Proof by Contradiction

Another approach is proof by contradiction. Here is the idea:

Assume the statement is false or true.
Derive a contradiction, a paradox, something that doesn’t make sense. This will mean that the statement cannot possibly be what we assumed it to be, therefore it’s the opposite.

When I first saw this formal technique, it puzzled me. It didn’t seem to be valid: alright, assuming something is false leads to a paradox, so what? We haven’t proven that assuming it’s true doesn’t lead to another paradox! Or even the same paradox, for that matter. What I failed to understand conceptually is that a statement is a binary thing: it’s either true or untrue. Nothing in between. So, if one can definitely declare “X is not false”, then no other options are left: “X must be true”.

Theorem 3. n is a positive integer. If n^2 is even, then n is even.

We may try to construct another direct proof, but creating paradoxes is much more fun!

Proof. Let’s assume that n^2 is even, but n is odd. This is the opposite of what we want, and we will show that this scenario is impossible.

n is odd, then, according to Theorem 1 (which is already proven), n^2 must be odd. This doesn’t make sense! Our assumption and our conclusion are the opposite. This is a paradox, so the assumption was wrong. Meaning, the idea “n^2 is even, but n is odd” is false. Therefore, the idea “n^2 is even, n is even” is true. \blacksquare

Let’s look at one rather famous proof of irrationality of \sqrt{2}.

Theorem 4. \sqrt{2} is irrational.

Woah, this is… different. Prior theorems were formulas, something to play with, something physical. But here is just an idea, so how would we even start? Let’s start with a definition:

In mathematics, the irrational numbers are all real numbers which are not rational numbers.¹

Doesn’t seem helpful, but let’s continue. What are rational numbers then? Are they some reasonable beings who make optimal decisions all the time?

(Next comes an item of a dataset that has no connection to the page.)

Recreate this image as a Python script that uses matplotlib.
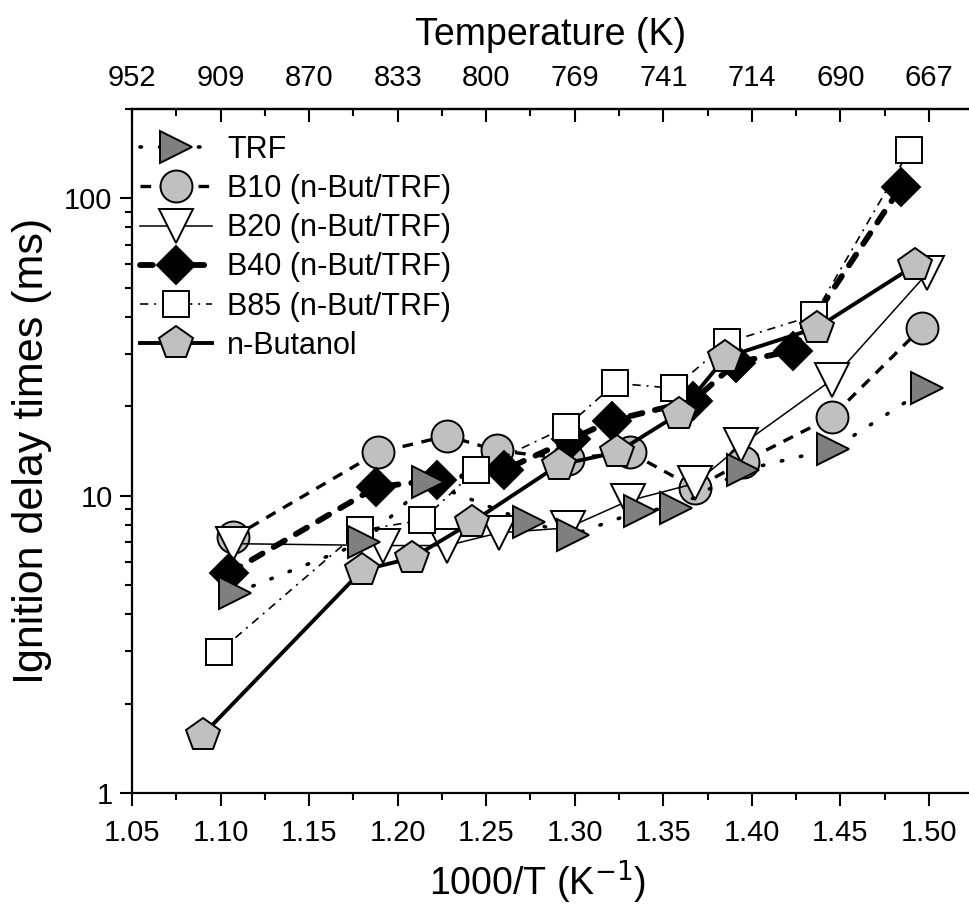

A rational number is any number that can be expressed as the fraction \frac{p}{q} of two integers.²

Oh! They are rational because they are ratios! Just to make things super clear, let’s dig one more step and make sure we understand integers.

An integer (from the Latin integer meaning “whole”) is a number that can be written without a fractional component. For example, 21, 4, 0, and -2048 are integers, while 9.75, 5\frac{1}{2} and \sqrt{2} are not.³

Combining these things, we can construct a comprehensive definition of the irrational number: it’s a number that cannot be expressed as the fraction of two whole numbers. Now, let’s apply this to Theorem 3 so that it has some meat:

Theorem 4, re-framed. \sqrt{2} cannot be expressed as \frac{p}{q}, where p and q are integers.

Alright, now there is something to play with!

Proof. Start by assuming the opposite: \sqrt{2} is rational. This means it can be written as a fraction of two integers:

\sqrt{2} = \frac{p}{q}

We can assume that p and q are not both even, because if they are, we can reduce them by dividing both by a common factor (like, for example, \frac{8}{10} should be reduced to \frac{4}{5}). In other words, if they are both even, reduce them until at least one is odd and no further reductions are possible. Now, let’s square the square root:

(\sqrt{2})^2 = \frac{p^2}{q^2} 2 = \frac{p^2}{q^2} p^2 = 2q^2

Remember, something like 2k + 1 is odd, and 2k is even. Here we see this pattern: p^2 = 2q^2, which means that p^2 is even (it consists of two things). Then, using Theorem 3, we can say that p is even as well, which means we can write p as p = 2k. So:

2q^2 = p^2 = (2k)^2 2q^2 = 4k^2

Divide both by two:

q^2 = 2k^2

So, q^2 is even. According to the same Theorem 3 it follows that q is even. Let’s summarize the two conclusions:

p is even.
q is even.

Wait… We made sure that not both p and q are even before starting this whole thing! We made sure to reduce them until at least one is odd, but then, by applying Theorem 3, we ended up with two even numbers. This is impossible, so the idea that “\sqrt{2} is rational” is not true. Therefore, \sqrt{2} is irrational. \blacksquare.